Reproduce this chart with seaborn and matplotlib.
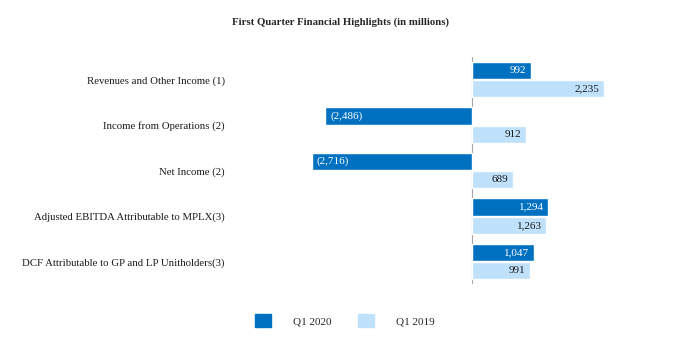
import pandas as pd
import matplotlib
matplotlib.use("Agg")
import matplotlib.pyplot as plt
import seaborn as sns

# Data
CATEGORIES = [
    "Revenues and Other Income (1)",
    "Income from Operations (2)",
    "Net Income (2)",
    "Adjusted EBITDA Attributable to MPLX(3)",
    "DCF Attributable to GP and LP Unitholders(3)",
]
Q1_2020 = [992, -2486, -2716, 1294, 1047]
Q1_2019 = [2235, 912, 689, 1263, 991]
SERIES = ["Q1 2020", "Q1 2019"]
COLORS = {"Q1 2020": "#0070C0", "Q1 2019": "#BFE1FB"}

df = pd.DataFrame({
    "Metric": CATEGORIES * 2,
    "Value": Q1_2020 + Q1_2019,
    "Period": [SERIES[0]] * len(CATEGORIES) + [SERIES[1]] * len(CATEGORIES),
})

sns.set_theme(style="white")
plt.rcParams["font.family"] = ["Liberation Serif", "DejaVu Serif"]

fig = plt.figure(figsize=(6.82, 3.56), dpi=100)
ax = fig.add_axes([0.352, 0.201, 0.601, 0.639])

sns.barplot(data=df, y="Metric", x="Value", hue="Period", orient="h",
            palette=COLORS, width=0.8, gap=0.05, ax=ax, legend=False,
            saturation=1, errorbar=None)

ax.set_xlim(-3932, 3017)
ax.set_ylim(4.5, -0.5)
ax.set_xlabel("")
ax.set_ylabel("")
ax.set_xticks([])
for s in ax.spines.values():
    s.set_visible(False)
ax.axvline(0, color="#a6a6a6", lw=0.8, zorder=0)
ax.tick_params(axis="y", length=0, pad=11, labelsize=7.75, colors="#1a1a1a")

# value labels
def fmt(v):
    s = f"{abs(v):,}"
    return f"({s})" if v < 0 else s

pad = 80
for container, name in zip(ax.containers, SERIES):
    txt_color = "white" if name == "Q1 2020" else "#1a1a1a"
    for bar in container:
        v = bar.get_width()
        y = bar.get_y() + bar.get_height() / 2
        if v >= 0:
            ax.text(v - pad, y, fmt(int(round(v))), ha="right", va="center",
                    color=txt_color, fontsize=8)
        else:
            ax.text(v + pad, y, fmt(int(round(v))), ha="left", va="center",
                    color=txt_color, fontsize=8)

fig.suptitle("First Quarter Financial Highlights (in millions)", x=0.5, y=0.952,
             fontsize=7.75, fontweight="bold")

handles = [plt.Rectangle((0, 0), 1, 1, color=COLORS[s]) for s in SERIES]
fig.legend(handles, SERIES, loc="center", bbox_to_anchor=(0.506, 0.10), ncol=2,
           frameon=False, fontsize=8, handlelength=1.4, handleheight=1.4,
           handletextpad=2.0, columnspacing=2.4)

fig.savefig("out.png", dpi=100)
====================
### Your objective
Repeat the data exactly, dropping every picture it holds.

### Response to this task
Reproduce this chart with seaborn and matplotlib.
import pandas as pd
import matplotlib
matplotlib.use("Agg")
import matplotlib.pyplot as plt
import seaborn as sns

# Data
CATEGORIES = [
    "Revenues and Other Income (1)",
    "Income from Operations (2)",
    "Net Income (2)",
    "Adjusted EBITDA Attributable to MPLX(3)",
    "DCF Attributable to GP and LP Unitholders(3)",
]
Q1_2020 = [992, -2486, -2716, 1294, 1047]
Q1_2019 = [2235, 912, 689, 1263, 991]
SERIES = ["Q1 2020", "Q1 2019"]
COLORS = {"Q1 2020": "#0070C0", "Q1 2019": "#BFE1FB"}

df = pd.DataFrame({
    "Metric": CATEGORIES * 2,
    "Value": Q1_2020 + Q1_2019,
    "Period": [SERIES[0]] * len(CATEGORIES) + [SERIES[1]] * len(CATEGORIES),
})

sns.set_theme(style="white")
plt.rcParams["font.family"] = ["Liberation Serif", "DejaVu Serif"]

fig = plt.figure(figsize=(6.82, 3.56), dpi=100)
ax = fig.add_axes([0.352, 0.201, 0.601, 0.639])

sns.barplot(data=df, y="Metric", x="Value", hue="Period", orient="h",
            palette=COLORS, width=0.8, gap=0.05, ax=ax, legend=False,
            saturation=1, errorbar=None)

ax.set_xlim(-3932, 3017)
ax.set_ylim(4.5, -0.5)
ax.set_xlabel("")
ax.set_ylabel("")
ax.set_xticks([])
for s in ax.spines.values():
    s.set_visible(False)
ax.axvline(0, color="#a6a6a6", lw=0.8, zorder=0)
ax.tick_params(axis="y", length=0, pad=11, labelsize=7.75, colors="#1a1a1a")

# value labels
def fmt(v):
    s = f"{abs(v):,}"
    return f"({s})" if v < 0 else s

pad = 80
for container, name in zip(ax.containers, SERIES):
    txt_color = "white" if name == "Q1 2020" else "#1a1a1a"
    for bar in container:
        v = bar.get_width()
        y = bar.get_y() + bar.get_height() / 2
        if v >= 0:
            ax.text(v - pad, y, fmt(int(round(v))), ha="right", va="center",
                    color=txt_color, fontsize=8)
        else:
            ax.text(v + pad, y, fmt(int(round(v))), ha="left", va="center",
                    color=txt_color, fontsize=8)

fig.suptitle("First Quarter Financial Highlights (in millions)", x=0.5, y=0.952,
             fontsize=7.75, fontweight="bold")

handles = [plt.Rectangle((0, 0), 1, 1, color=COLORS[s]) for s in SERIES]
fig.legend(handles, SERIES, loc="center", bbox_to_anchor=(0.506, 0.10), ncol=2,
           frameon=False, fontsize=8, handlelength=1.4, handleheight=1.4,
           handletextpad=2.0, columnspacing=2.4)

fig.savefig("out.png", dpi=100)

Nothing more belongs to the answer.